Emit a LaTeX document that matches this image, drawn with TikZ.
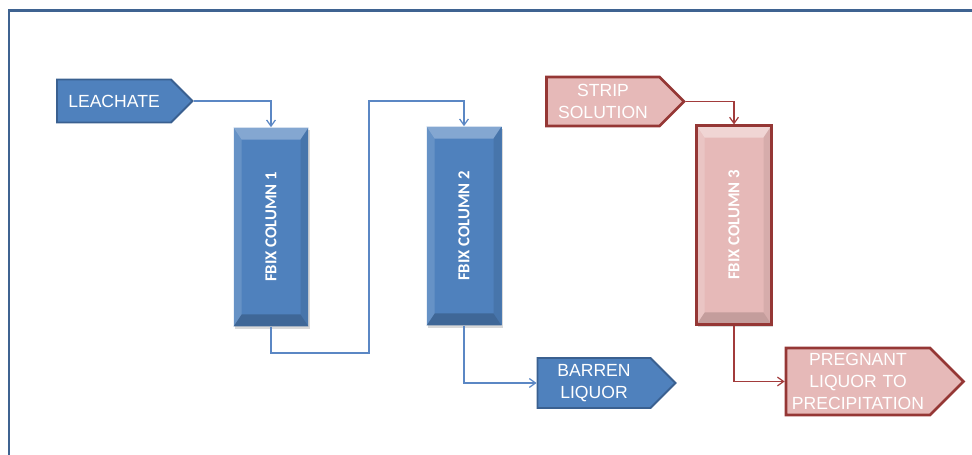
\documentclass[tikz,border=0pt]{standalone}
\usepackage{fontspec}
\setmainfont{Liberation Sans}
\newfontfamily\colfont{Carlito}
\usetikzlibrary{arrows.meta,shapes.symbols,shadows}
\definecolor{frameblue}{HTML}{3F6391}
\definecolor{boxblue}{HTML}{4F81BD}
\definecolor{edgeblue}{HTML}{3A6090}
\definecolor{lineblue}{HTML}{5B87C4}
\definecolor{boxpink}{HTML}{E6B9B8}
\definecolor{edgered}{HTML}{953735}
\definecolor{linered}{HTML}{A23B3B}
\tikzset{
  feed/.style={signal, signal to=east, signal pointer angle=90, inner sep=0pt,
    align=center, text=white, font=\fontsize{10}{12.5}\selectfont},
  bluefeed/.style={feed, fill=boxblue, draw=edgeblue, line width=1.1pt},
  pinkfeed/.style={feed, fill=boxpink, draw=edgered, line width=1.6pt},
  bevel/.style 2 args={path picture={
    \fill[#1] (path picture bounding box.north west) -- (path picture bounding box.north east)
      -- ([xshift=-0.16cm, yshift=-0.24cm]path picture bounding box.north east)
      -- ([xshift=0.16cm, yshift=-0.24cm]path picture bounding box.north west) -- cycle;
    \fill[#2] (path picture bounding box.south west) -- (path picture bounding box.south east)
      -- ([xshift=-0.16cm, yshift=0.24cm]path picture bounding box.south east)
      -- ([xshift=0.16cm, yshift=0.24cm]path picture bounding box.south west) -- cycle;
    \fill[#1, opacity=0.45] (path picture bounding box.north west)
      -- ([xshift=0.16cm, yshift=-0.24cm]path picture bounding box.north west)
      -- ([xshift=0.16cm, yshift=0.24cm]path picture bounding box.south west)
      -- (path picture bounding box.south west) -- cycle;
    \fill[#2, opacity=0.45] (path picture bounding box.north east)
      -- ([xshift=-0.16cm, yshift=-0.24cm]path picture bounding box.north east)
      -- ([xshift=-0.16cm, yshift=0.24cm]path picture bounding box.south east)
      -- (path picture bounding box.south east) -- cycle;
  }},
  column/.style={rectangle, minimum width=1.5cm, minimum height=3.98cm, inner sep=0pt,
    text=white, font=\colfont\bfseries\fontsize{9.5}{11}\selectfont,
    drop shadow={shadow xshift=0.6pt, shadow yshift=-1.4pt, opacity=0.3}},
  bluecolumn/.style={column, fill=boxblue, bevel={boxblue!70!white}{boxblue!80!black}},
  pinkcolumn/.style={column, fill=boxpink, draw=edgered, line width=1.2pt,
    bevel={boxpink!60!white}{boxpink!85!black}},
  flow/.style={line width=0.7pt, -{Straight Barb[length=3.5pt, width=5pt]}}
}
\begin{document}
\begin{tikzpicture}[x=0.02cm, y=-0.02cm]
  \useasboundingbox (0,0) rectangle (972,455);
  % frame
  \draw[frameblue, line width=1.7pt] (9,460) |- (980,11);
  % feeds and products
  \node[bluefeed, text width=2.28cm, minimum height=0.86cm] (leachate) at (114,101) {LEACHATE};
  \node[pinkfeed, text width=2.26cm, minimum height=0.98cm] (strip) at (603,101.5) {STRIP\\SOLUTION};
  \node[bluefeed, text width=2.26cm, minimum height=1.0cm] (barren) at (594,383) {BARREN\\LIQUOR};
  \node[pinkfeed, text width=2.88cm, minimum height=1.34cm] (pregnant) at (858,381.5)
    {PREGNANT\\LIQUOR TO\\PRECIPITATION};
  % columns
  \node[bluecolumn] (col1) at (271,227) {\rotatebox{90}{FBIX COLUMN 1}};
  \node[bluecolumn] (col2) at (464,226) {\rotatebox{90}{FBIX COLUMN 2}};
  \node[pinkcolumn] (col3) at (734,225) {\rotatebox{90}{FBIX COLUMN 3}};
  \coordinate (bendlow) at (369,353);
  \coordinate (bendhigh) at (369,101);
  % connectors
  \draw[flow, lineblue] (leachate.east) -| (col1.north);
  \draw[flow, lineblue] (col1.south) |- (bendlow) -- (bendhigh) -| (col2.north);
  \draw[flow, lineblue] (col2.south) |- (barren.west);
  \draw[flow, linered] (strip.east) -| (col3.north);
  \draw[flow, linered] (col3.south) |- (pregnant.west);
\end{tikzpicture}
\end{document}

::::::

__WHAT THE TASK ASKS__
Give back every line exactly as it stands, pictures excluded.

__RESULT__
Emit a LaTeX document that matches this image, drawn with TikZ.
\documentclass[tikz,border=0pt]{standalone}
\usepackage{fontspec}
\setmainfont{Liberation Sans}
\newfontfamily\colfont{Carlito}
\usetikzlibrary{arrows.meta,shapes.symbols,shadows}
\definecolor{frameblue}{HTML}{3F6391}
\definecolor{boxblue}{HTML}{4F81BD}
\definecolor{edgeblue}{HTML}{3A6090}
\definecolor{lineblue}{HTML}{5B87C4}
\definecolor{boxpink}{HTML}{E6B9B8}
\definecolor{edgered}{HTML}{953735}
\definecolor{linered}{HTML}{A23B3B}
\tikzset{
  feed/.style={signal, signal to=east, signal pointer angle=90, inner sep=0pt,
    align=center, text=white, font=\fontsize{10}{12.5}\selectfont},
  bluefeed/.style={feed, fill=boxblue, draw=edgeblue, line width=1.1pt},
  pinkfeed/.style={feed, fill=boxpink, draw=edgered, line width=1.6pt},
  bevel/.style 2 args={path picture={
    \fill[#1] (path picture bounding box.north west) -- (path picture bounding box.north east)
      -- ([xshift=-0.16cm, yshift=-0.24cm]path picture bounding box.north east)
      -- ([xshift=0.16cm, yshift=-0.24cm]path picture bounding box.north west) -- cycle;
    \fill[#2] (path picture bounding box.south west) -- (path picture bounding box.south east)
      -- ([xshift=-0.16cm, yshift=0.24cm]path picture bounding box.south east)
      -- ([xshift=0.16cm, yshift=0.24cm]path picture bounding box.south west) -- cycle;
    \fill[#1, opacity=0.45] (path picture bounding box.north west)
      -- ([xshift=0.16cm, yshift=-0.24cm]path picture bounding box.north west)
      -- ([xshift=0.16cm, yshift=0.24cm]path picture bounding box.south west)
      -- (path picture bounding box.south west) -- cycle;
    \fill[#2, opacity=0.45] (path picture bounding box.north east)
      -- ([xshift=-0.16cm, yshift=-0.24cm]path picture bounding box.north east)
      -- ([xshift=-0.16cm, yshift=0.24cm]path picture bounding box.south east)
      -- (path picture bounding box.south east) -- cycle;
  }},
  column/.style={rectangle, minimum width=1.5cm, minimum height=3.98cm, inner sep=0pt,
    text=white, font=\colfont\bfseries\fontsize{9.5}{11}\selectfont,
    drop shadow={shadow xshift=0.6pt, shadow yshift=-1.4pt, opacity=0.3}},
  bluecolumn/.style={column, fill=boxblue, bevel={boxblue!70!white}{boxblue!80!black}},
  pinkcolumn/.style={column, fill=boxpink, draw=edgered, line width=1.2pt,
    bevel={boxpink!60!white}{boxpink!85!black}},
  flow/.style={line width=0.7pt, -{Straight Barb[length=3.5pt, width=5pt]}}
}
\begin{document}
\begin{tikzpicture}[x=0.02cm, y=-0.02cm]
  \useasboundingbox (0,0) rectangle (972,455);
  % frame
  \draw[frameblue, line width=1.7pt] (9,460) |- (980,11);
  % feeds and products
  \node[bluefeed, text width=2.28cm, minimum height=0.86cm] (leachate) at (114,101) {LEACHATE};
  \node[pinkfeed, text width=2.26cm, minimum height=0.98cm] (strip) at (603,101.5) {STRIP\\SOLUTION};
  \node[bluefeed, text width=2.26cm, minimum height=1.0cm] (barren) at (594,383) {BARREN\\LIQUOR};
  \node[pinkfeed, text width=2.88cm, minimum height=1.34cm] (pregnant) at (858,381.5)
    {PREGNANT\\LIQUOR TO\\PRECIPITATION};
  % columns
  \node[bluecolumn] (col1) at (271,227) {\rotatebox{90}{FBIX COLUMN 1}};
  \node[bluecolumn] (col2) at (464,226) {\rotatebox{90}{FBIX COLUMN 2}};
  \node[pinkcolumn] (col3) at (734,225) {\rotatebox{90}{FBIX COLUMN 3}};
  \coordinate (bendlow) at (369,353);
  \coordinate (bendhigh) at (369,101);
  % connectors
  \draw[flow, lineblue] (leachate.east) -| (col1.north);
  \draw[flow, lineblue] (col1.south) |- (bendlow) -- (bendhigh) -| (col2.north);
  \draw[flow, lineblue] (col2.south) |- (barren.west);
  \draw[flow, linered] (strip.east) -| (col3.north);
  \draw[flow, linered] (col3.south) |- (pregnant.west);
\end{tikzpicture}
\end{document}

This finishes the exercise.